Le représentant légal a tenté de clarifier le sens, suggérant que les enfants soldats étaient ceux qui avaient moins de 15 ans et qui étaient membres d’une force armée, qu’ils aient ou non porté une arme.

Ngudjolo a maintenu sa distinction fondamentale entre civils et militaires, affirmant que pour être un soldat, on doit recevoir une formation militaire. Un civil qui n’a pas reçu de formation mais qui porte une arme est toujours un civil, a-t-il dit.

« Même un enfant âgé de moins de 15 ans qui porte une arme, mais qui n’a pas reçu une formation militaire est un enfant civil, mais qui est porteur d’une arme », a témoigné Ngudjolo.

Ngudjolo a de nouveau nié qu’il y ait eu des enfants-soldats à Zumbe.

Le représentant légal des enfants-soldats a demandé si Ngudjolo a vu un groupe armé, soit milice ou groupe d’auto-défense, avec des enfants qui avaient de toute évidence moins de 15 ans.
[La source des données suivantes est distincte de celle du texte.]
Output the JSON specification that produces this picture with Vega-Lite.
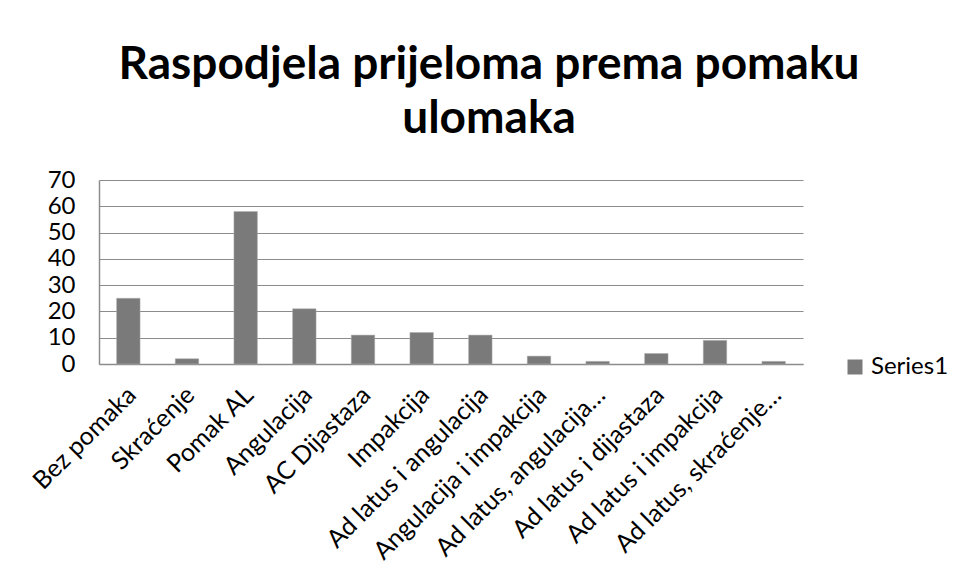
{
  "$schema": "https://vega.github.io/schema/vega-lite/v6.json",
  "autosize": "none",
  "width": 704,
  "height": 184,
  "padding": {"left": 99, "top": 180, "right": 156, "bottom": 221},
  "background": "white",
  "config": {"font": "Lato", "view": {"stroke": null}},
  "title": {
    "text": ["Raspodjela prijeloma prema pomaku", "ulomaka"],
    "fontSize": 46,
    "font": "Lato",
    "fontWeight": "bold",
    "color": "#000000",
    "lineHeight": 54,
    "anchor": "middle",
    "frame": "group",
    "dx": 38,
    "offset": 25
  },
  "data": {
    "values": [
      {"category": "Bez pomaka", "value": 25, "series": "Series1"},
      {"category": "Skraćenje", "value": 2, "series": "Series1"},
      {"category": "Pomak AL", "value": 58, "series": "Series1"},
      {"category": "Angulacija", "value": 21, "series": "Series1"},
      {"category": "AC Dijastaza", "value": 11, "series": "Series1"},
      {"category": "Impakcija", "value": 12, "series": "Series1"},
      {"category": "Ad latus i angulacija", "value": 11, "series": "Series1"},
      {"category": "Angulacija i impakcija", "value": 3, "series": "Series1"},
      {"category": "Ad latus, angulacija…", "value": 1, "series": "Series1"},
      {"category": "Ad latus i dijastaza", "value": 4, "series": "Series1"},
      {"category": "Ad latus i impakcija", "value": 9, "series": "Series1"},
      {"category": "Ad latus, skraćenje…", "value": 1, "series": "Series1"}
    ]
  },
  "mark": {"type": "bar", "stroke": "#b0b0b0", "strokeWidth": 0.5},
  "encoding": {
    "x": {
      "field": "category",
      "type": "nominal",
      "sort": null,
      "scale": {"paddingInner": 0.6, "paddingOuter": 0.3},
      "axis": {
        "title": null,
        "labelAngle": -45,
        "labelFontSize": 25,
        "labelColor": "#000000",
        "labelFont": "Lato",
        "labelPadding": 18,
        "labelOffset": -5,
        "labelLimit": 400,
        "ticks": false,
        "domainColor": "#8c8c8c",
        "domainWidth": 1.5
      }
    },
    "y": {
      "field": "value",
      "type": "quantitative",
      "scale": {"domain": [0, 70]},
      "axis": {
        "title": null,
        "values": [0, 10, 20, 30, 40, 50, 60, 70],
        "labelFontSize": 24,
        "labelColor": "#000000",
        "labelFont": "Lato",
        "labelPadding": 24,
        "ticks": false,
        "domainColor": "#8c8c8c",
        "domainWidth": 1.5,
        "gridColor": "#8c8c8c",
        "gridWidth": 1.2
      }
    },
    "color": {
      "field": "series",
      "type": "nominal",
      "scale": {"range": ["#7a7a7a"]},
      "legend": {
        "title": null,
        "orient": "none",
        "legendX": 744,
        "legendY": 175,
        "symbolType": "square",
        "symbolSize": 225,
        "symbolStrokeWidth": 0,
        "labelFontSize": 24,
        "labelFont": "Lato",
        "labelColor": "#000000",
        "labelOffset": 4
      }
    }
  }
}
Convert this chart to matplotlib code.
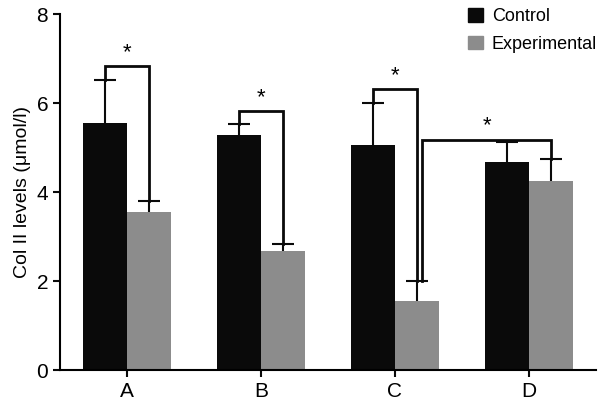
import numpy as np
import matplotlib.pyplot as plt
from matplotlib.patches import Patch

plt.rcParams['font.family'] = ['Liberation Sans', 'DejaVu Sans']

groups = ['A', 'B', 'C', 'D']
control = [5.55, 5.28, 5.06, 4.67]
control_err = [0.97, 0.25, 0.94, 0.45]
experimental = [3.55, 2.67, 1.55, 4.25]
experimental_err = [0.25, 0.16, 0.45, 0.49]

x = np.arange(len(groups))
w = 0.33
cap = 0.08

fig = plt.figure(figsize=(6.02, 4.05), dpi=100)
ax = fig.add_axes([0.0997, 0.0864, 0.8903, 0.879])

xc = x - w / 2
xe = x + w / 2
c_top = np.array(control) + np.array(control_err)
e_top = np.array(experimental) + np.array(experimental_err)

ax.bar(xc, control, w, color='#0a0a0a', label='Control', zorder=2)
ax.bar(xe, experimental, w, color='#8c8c8c', label='Experimental', zorder=2)
# upper error bars only
ax.vlines(xc, control, c_top, color='#0a0a0a', lw=1.5, zorder=3)
ax.hlines(c_top, xc - cap, xc + cap, color='#0a0a0a', lw=1.5, zorder=3)
ax.vlines(xe, experimental, e_top, color='#0a0a0a', lw=1.5, zorder=3)
ax.hlines(e_top, xe - cap, xe + cap, color='#0a0a0a', lw=1.5, zorder=3)


def bracket(x1, x2, y1, y2, top, star_y):
    ax.plot([x1, x1, x2, x2], [y1, top, top, y2], color='#0a0a0a', lw=2,
            solid_joinstyle='miter', zorder=4)
    ax.text((x1 + x2) / 2, star_y, '*', ha='center', va='center', fontsize=16)


bracket(xc[0], xe[0], c_top[0], e_top[0], 6.83, 7.13)
bracket(xc[1], xe[1], c_top[1], e_top[1], 5.82, 6.13)
bracket(xc[2], xe[2], c_top[2], e_top[2], 6.31, 6.62)
bracket(xe[2] + 0.037, xe[3], e_top[2], e_top[3], 5.17, 5.48)

ax.set_xlim(-0.5, 3.5)
ax.set_ylim(0, 8)
ax.set_yticks([0, 2, 4, 6, 8])
ax.set_xticks(x)
ax.set_xticklabels(groups)
ax.tick_params(labelsize=15, width=1.5, length=5, color='#0a0a0a')
ax.set_ylabel('Col II levels (μmol/l)', fontsize=14)
for s in ['top', 'right']:
    ax.spines[s].set_visible(False)
for s in ['left', 'bottom']:
    ax.spines[s].set_linewidth(1.5)

handles = [Patch(color='#0a0a0a', label='Control'),
           Patch(color='#8c8c8c', label='Experimental')]
fig.legend(handles=handles, loc='upper right', bbox_to_anchor=(597 / 602, 1 - 8 / 405),
           frameon=False, fontsize=13, handlelength=0.8, handleheight=0.8,
           handletextpad=0.5, labelspacing=0.58, borderpad=0, borderaxespad=0)

fig.savefig('out.png', dpi=100)
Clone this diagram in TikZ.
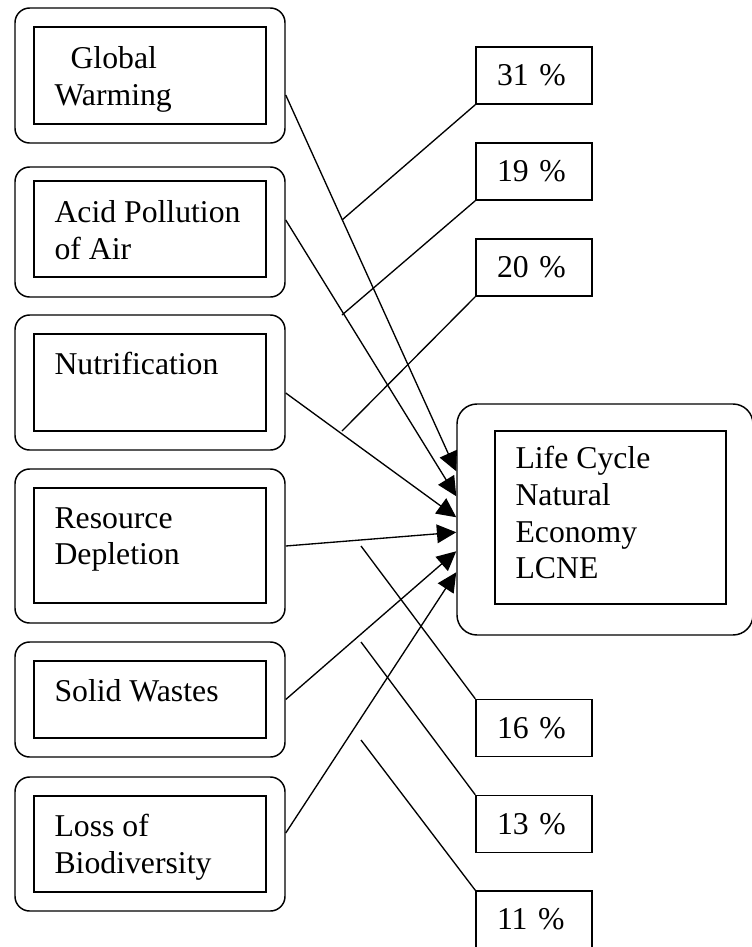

Ngudjolo a répondu qu’il y avait un problème de perception, étant donné que nombreux groupes ethniques ont des gens qui sont de plus petite taille que les autres groupes ethniques. Il a admis que bien qu’on puisse souvent dire si une personne était d’âge mineur, on ne pouvait déterminer son âge exact qu’en parlant aux parents de la personne.

Selon un rapport de la MONUC présenté par le représentant légal des victimes, le FNI / FRPI formait des enfants-soldats, et Zumbe était un site de formation régulier. Ngudjolo a catégoriquement nié cela. Il a dit qu’il n’y avait aucun centre de formation dans le groupement Ezekere. Toutefois, il a témoigné qu’à Ezekere, il y avait des jeunes qui avaient des armes et le chef Manu les a amenés au centre de démobilisation.

Le représentant légal des victimes de l’attaque de Bogoro a interrogé Ngudjolo sur le fait qu’il avait affirmé que les gens du groupement Ezekere n’avaient aucun intérêt à attaquer Bogoro. Ngudjolo a témoigné qu’il n’y avait aucun lien entre les gens de son groupement et Bogoro, et a soutenu qu’il n’y avait aucun motif pour attaquer le village. 

Questions posées par les juges 

Le juge président a commencé par demander à Ngudjolo de clarifier son témoignage au sujet du conflit ethnique en Ituri. Ngudjolo a témoigné que bien qu’il y ait eu des conflits fonciers, qui ont poussé le gouvernement de la RDC à Kinshasa à intervenir, le peuple Hema et les Lendu avaient vécu en paix et en harmonie depuis de nombreuses années.

Le juge a également demandé si Bahati de Zumbe, un infirmier, ou tout autre infirmier ou le personnel médical, appartenait à un groupe d’auto-défense. Ngudjolo a répondu qu’à Zumbe, Bahati de Zumbe n’était pas un membre du groupe d’auto-défense. Il a dit que pour les autres agents de santé, il aurait été difficile d’être membre du groupe d’auto-défense, car il y avait tellement d’activités médicales en cours.

Ngudjolo a reconnu avoir formé certains membres des groupes d’auto-défense pour fournir un traitement médical de base en cas de blessures lors des combats.

Le juge président a interrogé Ngudjolo sur le rôle exact de l’Ouganda dans la planification de l’attaque de Bogoro. Ngudjolo a indiqué qu’il avait appris que les présidents ougandais et congolais se sont rencontrés et ont conclu un accord pour rétablir la paix en Ituri. C’est pourquoi les ougandais ont été impliqués dans l’attaque de Bogoro, a soutenu Ngudjolo.

« S’il n’y avait pas eu d’accord entre les deux parties, le gouvernement de Kinshasa ne serait pas venu à Bogoro et ne se serait pas impliqué dans la bataille », car à cette époque de l’UPC et l’UPDF ne s’entendaient plus, a-t-il ajouté.

Ngudjolo a également fourni des précisions exactes sur le contenu de sa formation de garde civil. Il a été formé en tant que policier, dans l’utilisation des armes légères (y compris l’AK-47), des bombes lacrymogènes, et dans les règlements militaires. C’était une formation standard de policier, a-t-il dit.

Les juges ont également interrogé Ngudjolo sur sa nomination dans le FNI / FRPI. En particulier, le juge a demandé à Ngudjolo pourquoi, selon lui, Njabu, le président du FNI, l’a nommé chef d’état-major chargé des opérations, et non de l’administration, s’il avait été un professionnel de la santé. Ngudjolo a expliqué qu’en raison de sa formation de garde civil, il connaissait les structures militaires et pouvait ainsi aider Njabu.